Opinion
20-40781
01-31-2022
Appeal from the United States District Court for the Eastern District of Texas USDC No. 1:11-CV-98
Before Jolly, Willett, and Engelhardt, Circuit Judges.
PER CURIAM. [*]
Eric Watkins, a former federal prisoner, appeals the district court's dismissal of his Bivens action as barred by the statute of limitations. The district court dismissed Watkins's complaint as frivolous pursuant to 28 U.S.C. § 1915(e). A dismissal as frivolous under § 1915(e)(2)(B)(i) is reviewed for abuse of discretion. Rogers v. Boatright, 709 F.3d 403, 407 (5th Cir. 2013).
Bivens v. Six Unknown Agents of Federal Bureau of Narcotics, 403 U.S. 388 (1971).

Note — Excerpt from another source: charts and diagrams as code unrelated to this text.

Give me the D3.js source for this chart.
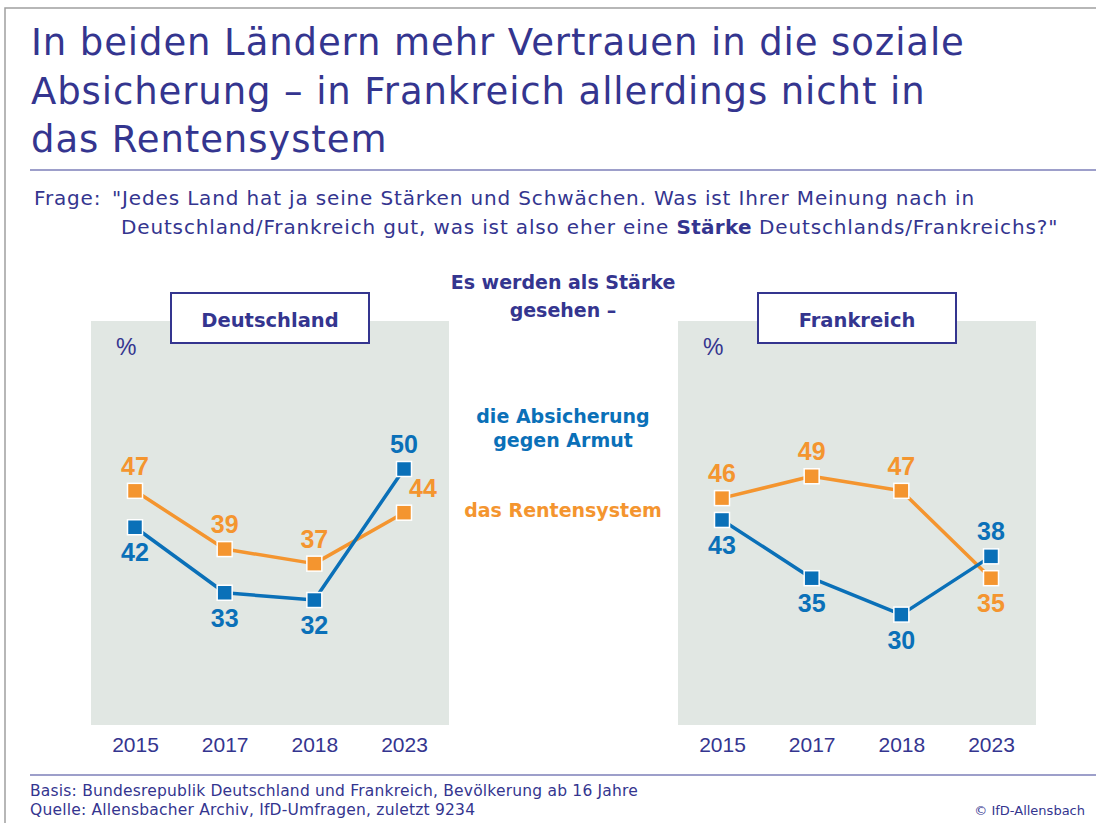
<!DOCTYPE html>
<html>
<head>
<meta charset="utf-8">
<script src="https://cdn.jsdelivr.net/npm/d3@7/dist/d3.min.js"></script>
<style>
  body { margin: 0; background: #fff; }
  svg { display: block; font-family: "DejaVu Sans", sans-serif; }
  .num { font-family: "Liberation Sans", Arial, sans-serif; }
</style>
</head>
<body>
<script>
(function () {
  "use strict";

  var years = ["2015", "2017", "2018", "2023"];
  var deAbsicherung = [42, 33, 32, 50];
  var deRente = [47, 39, 37, 44];
  var frAbsicherung = [43, 35, 30, 38];
  var frRente = [46, 49, 47, 35];

  var titleLines = [
    "In beiden Ländern mehr Vertrauen in die soziale",
    "Absicherung – in Frankreich allerdings nicht in",
    "das Rentensystem"
  ];
  var footLines = [
    "Basis: Bundesrepublik Deutschland und Frankreich, Bevölkerung ab 16 Jahre",
    "Quelle: Allensbacher Archiv, IfD-Umfragen, zuletzt 9234"
  ];

  var navy = "#34358f",
      blue = "#0a70b8",
      orange = "#f4952f",
      panelFill = "#e1e7e3",
      width = 1096,
      height = 823;

  var svg = d3.select("body").append("svg")
      .attr("width", width)
      .attr("height", height);

  // frame
  svg.append("path")
      .attr("d", "M5," + height + "V8H" + width)
      .attr("fill", "none")
      .attr("stroke", "#a0a0a0")
      .attr("stroke-width", 1.5);

  // title
  svg.selectAll(".title")
      .data(titleLines)
      .enter()
    .append("text")
      .attr("class", "title")
      .attr("x", 31)
      .attr("y", function (d, i) { return 55 + i * 48.5; })
      .attr("fill", navy)
      .style("font-size", "37px")
      .style("letter-spacing", "0.9px")
      .text(function (d) { return d; });

  svg.append("line")
      .attr("x1", 30).attr("x2", width)
      .attr("y1", 170).attr("y2", 170)
      .attr("stroke", "#7c7fb8")
      .attr("stroke-width", 1.5);

  // question
  var q = svg.append("g").attr("fill", navy).style("font-size", "20px").style("letter-spacing", "0.85px");
  q.append("text").attr("x", 34).attr("y", 205).text("Frage:");
  q.append("text").attr("x", 112).attr("y", 205)
      .text("\"Jedes Land hat ja seine Stärken und Schwächen. Was ist Ihrer Meinung nach in");
  var q2 = q.append("text").attr("x", 121).attr("y", 234);
  q2.append("tspan").text("Deutschland/Frankreich gut, was ist also eher eine ");
  q2.append("tspan").style("font-weight", "bold").style("letter-spacing", "0.3px").text("Stärke");
  q2.append("tspan").text(" Deutschlands/Frankreichs?\"");

  // centre legend
  var legend = svg.append("g")
      .attr("text-anchor", "middle")
      .style("font-weight", "bold")
      .style("font-size", "19px");
  [["Es werden als Stärke", 289, navy], ["gesehen –", 317, navy],
   ["die Absicherung", 423, blue], ["gegen Armut", 447, blue],
   ["das Rentensystem", 517, orange]].forEach(function (l) {
    legend.append("text")
        .attr("x", 563).attr("y", l[1])
        .attr("fill", l[2])
        .text(l[0]);
  });

  var y = d3.scaleLinear().domain([0, 50]).range([833, 469]);

  function panel(x0, name, absicherung, rente, blueAbove, orangeAbove, orangeDx) {
    var pw = 358;
    var g = svg.append("g");
    g.append("rect")
        .attr("x", x0).attr("y", 321)
        .attr("width", pw).attr("height", 404)
        .attr("fill", panelFill);

    var x = d3.scalePoint().domain(years).range([x0 + 44, x0 + 313]);

    // name box
    g.append("rect")
        .attr("x", x0 + 80).attr("y", 293)
        .attr("width", 198).attr("height", 50)
        .attr("fill", "#fff")
        .attr("stroke", navy)
        .attr("stroke-width", 2);
    g.append("text")
        .attr("x", x0 + 179).attr("y", 327)
        .attr("text-anchor", "middle")
        .attr("fill", navy)
        .style("font-weight", "bold")
        .style("font-size", "19.5px")
        .text(name);

    g.append("text")
        .attr("class", "num")
        .attr("x", x0 + 25).attr("y", 355)
        .attr("fill", navy)
        .style("font-size", "23px")
        .text("%");

    var axis = g.append("g")
        .attr("transform", "translate(0,725)")
        .call(d3.axisBottom(x).tickSize(0).tickPadding(0));
    axis.select(".domain").remove();
    axis.selectAll("text")
        .attr("class", "num")
        .attr("dy", 0)
        .attr("y", 27)
        .attr("fill", navy)
        .style("font-size", "21px");

    var line = d3.line()
        .x(function (d, i) { return x(years[i]); })
        .y(function (d) { return y(d); });

    function series(values, color, above, dx) {
      g.append("path")
          .datum(values)
          .attr("d", line)
          .attr("fill", "none")
          .attr("stroke", color)
          .attr("stroke-width", 3.5)
          .attr("stroke-linejoin", "round");
      g.selectAll(null)
          .data(values)
          .enter()
        .append("rect")
          .attr("x", function (d, i) { return x(years[i]) - 7.5; })
          .attr("y", function (d) { return y(d) - 7.5; })
          .attr("width", 15).attr("height", 15)
          .attr("fill", color)
          .attr("stroke", "#fff")
          .attr("stroke-width", 1.5);
      return function () {
        g.selectAll(null)
            .data(values)
            .enter()
          .append("text")
            .attr("class", "num")
            .attr("x", function (d, i) { return x(years[i]) + (dx ? dx[i] : 0); })
            .attr("y", function (d, i) { return y(d) + (above[i] ? -16 : 34); })
            .attr("text-anchor", "middle")
            .attr("fill", color)
            .style("font-weight", "bold")
            .style("font-size", "25px")
            .text(function (d) { return d; });
      };
    }

    var l1 = series(rente, orange, orangeAbove, orangeDx);
    var l2 = series(absicherung, blue, blueAbove);
    l1();
    l2();
  }

  panel(91, "Deutschland", deAbsicherung, deRente,
        [false, false, false, true], [true, true, true, true], [0, 0, 0, 19]);
  panel(678, "Frankreich", frAbsicherung, frRente,
        [false, false, false, true], [true, true, true, false]);

  // footer
  svg.append("line")
      .attr("x1", 30).attr("x2", width)
      .attr("y1", 775).attr("y2", 775)
      .attr("stroke", "#7c7fb8")
      .attr("stroke-width", 1.5);
  svg.selectAll(".foot")
      .data(footLines)
      .enter()
    .append("text")
      .attr("class", "foot")
      .attr("x", 30)
      .attr("y", function (d, i) { return 796 + i * 19; })
      .attr("fill", navy)
      .style("font-size", "15.5px")
      .style("letter-spacing", "0.2px")
      .text(function (d) { return d; });
  svg.append("text")
      .attr("x", 1085).attr("y", 815)
      .attr("text-anchor", "end")
      .attr("fill", navy)
      .style("font-size", "13px")
      .text("© IfD-Allensbach");
}());
</script>
</body>
</html>
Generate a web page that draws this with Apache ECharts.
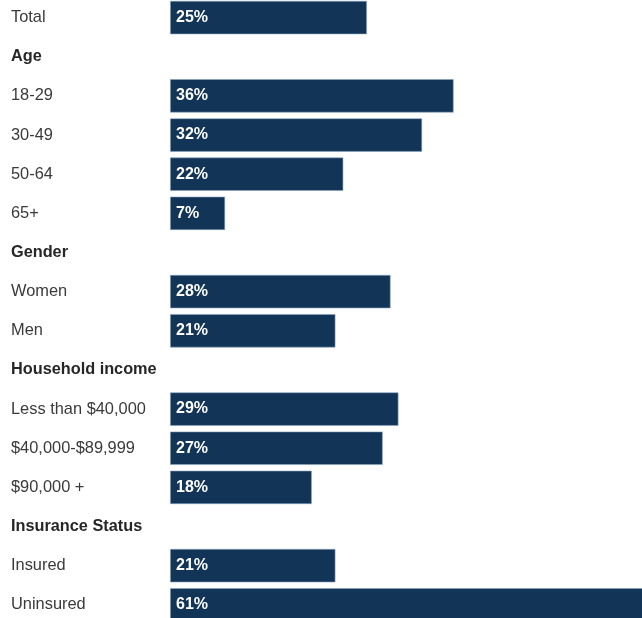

We may affirm the district court's dismissal on any basis supported by the record. Watkins v. Three Administrative Remedy Coordinators, 998 F.3d 682, 684 (5th Cir. 2021). The Supreme Court "has made clear that expanding the Bivens remedy is now a disfavored judicial activity." Ziglar v. Abbasi, 137 S.Ct. 1843, 1857 (2017) (internal quotation marks and citation omitted). In order to decide whether a Bivens remedy exists, the court must first determine if a case "present[s] a new context for Bivens purposes." Hernandez v. Mesa, 885 F.3d 811, 815 (5th Cir. 2018) (internal quotation marks and citation omitted). A case presents a new Bivens context if it "is different in a meaningful way from prior Bivens cases," even when there are "similarities between the right and the mechanism of injury involved in previous successful Bivens claims." Id. at 816 (internal quotation marks and citations omitted). If the "claim presents a new Bivens context," the claim is unavailable if (1) "there are special factors counselling hesitation in the absence of affirmative action by Congress," or (2) "an alternative, existing process for protecting the interest amounts to a convincing reason for the Judicial Branch to refrain from providing a new and freestanding remedy in damages." Butts v. Martin, 877 F.3d 571, 587 (5th Cir. 2017) (internal quotation marks and citations omitted).
Watkins's claim against the correctional officers is best construed as an excessive force claim under the Eighth Amendment, which raises a Bivens claim in a new context. See Abbasi, 137 S.Ct. at 1859. There are special factors that counsel hesitation, including the existence of the Federal Tort Claims Act and the Bureau of Prisons's (BOP) Administrative Remedy Program, which provide alternative methods of relief. See Cantú v. Moody, 933 F.3d 414, 423 (5th Cir. 2019); Corr. Servs. Corp. v. Malesko, 534 U.S. 61, 74 (2001); see also Abbasi, 137 S.Ct. at 1858. For these reasons, Watkins does not have a viable Bivens claim against the correctional officers. See Abbasi, 137 S.Ct. at 1858. In addition, Watkins does not have a cause of action against the BOP. See F.D.I.C. v. Meyer, 510 U.S. 471, 485-86 (1994) (explaining that a damages remedy against federal agencies would circumvent the purpose of Bivens, that is to deter individual officers).
AFFIRMED.
[*] Pursuant to 5th Circuit Rule 47.5, the court has determined that this opinion should not be published and is not precedent except under the limited circumstances set forth in 5th Circuit Rule 47.5.4.